Lucid Group (NASDAQ: LCID) was once hailed as the next big thing in the electric vehicle (EV) revolution. With cutting-edge technology, sleek designs, and bold production targets, the company drew massive investor interest. Its debut on the Nasdaq on July 26, 2021, through a SPAC merger, was met with enthusiasm, sending the stock soaring by double-digit percentages. By November 15, 2021, Lucid hit its all-time high of $57.75, leaving early investors with over 100% gains in just a few months.
Fast forward to today, and the story couldn’t be more different. A $1,000 investment in Lucid stock on IPO day is now worth only $89 – a staggering 91% decline. The once-promising EV startup that captivated Wall Street is now struggling for survival.
Lucid’s Lofty Ambitions and Harsh Reality
Lucid entered the market with grand ambitions. It aimed to produce 20,000 units of its flagship luxury sedan, the Lucid Air, in 2022 and launch the Gravity SUV in 2023. These aggressive targets painted a picture of rapid growth and market penetration.
However, the reality was far from the company’s projections. In 2022, Lucid managed to produce only 7,180 vehicles—just 36% of its original target. The much-anticipated Gravity SUV, initially expected in 2023, was delayed until 2024.
A Cascade of Setbacks
Lucid’s downfall can be attributed to several key factors:
- Production Hiccups: Persistent supply chain issues and manufacturing inefficiencies led to missed targets.

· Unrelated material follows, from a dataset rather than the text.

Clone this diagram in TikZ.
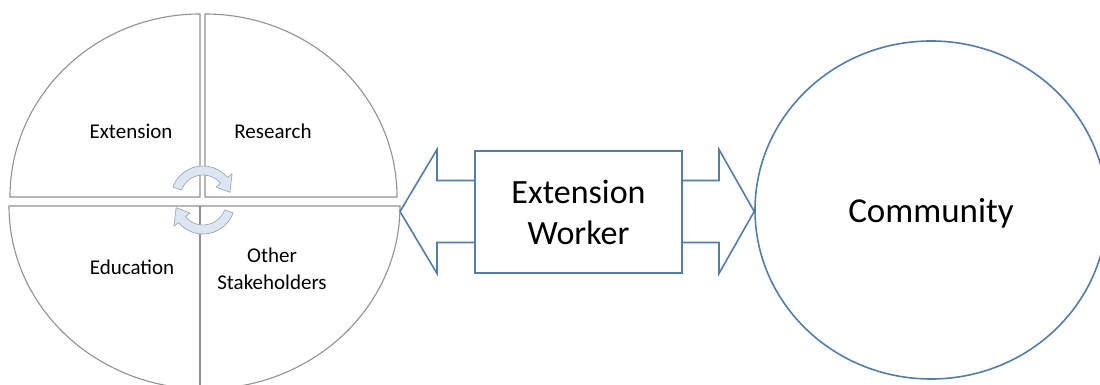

- Cost Overruns: The company struggled with rising raw material costs, further squeezing margins.
- Burning Through Cash: Despite backing from Saudi Arabia’s Public Investment Fund (PIF), Lucid’s heavy cash burn raised concerns over its long-term sustainability.
- Outlook Downgrades: Recurring downward revisions of production and delivery estimates eroded investor confidence.
- Leadership Turmoil: CEO Peter Rawlinson’s recent resignation has added another layer of uncertainty to Lucid’s already shaky future.
A Glimmer of Hope or Too Little, Too Late?
Lucid aims to more than double production in 2025, targeting 20,000 units—ironically, the same goal it set for 2022. While the production ramp-up offers a ray of hope, it comes with a caveat: increased competition. Established EV giants, including Tesla and BYD, and legacy automakers entering the EV space make it harder for Lucid to gain market share.
The Saudi PIF’s support remains Lucid’s financial lifeline, but whether the company can leverage this capital effectively is uncertain. Without significant growth in production and deliveries, Lucid’s stock could continue its downward spiral, leaving early investors nursing heavy losses.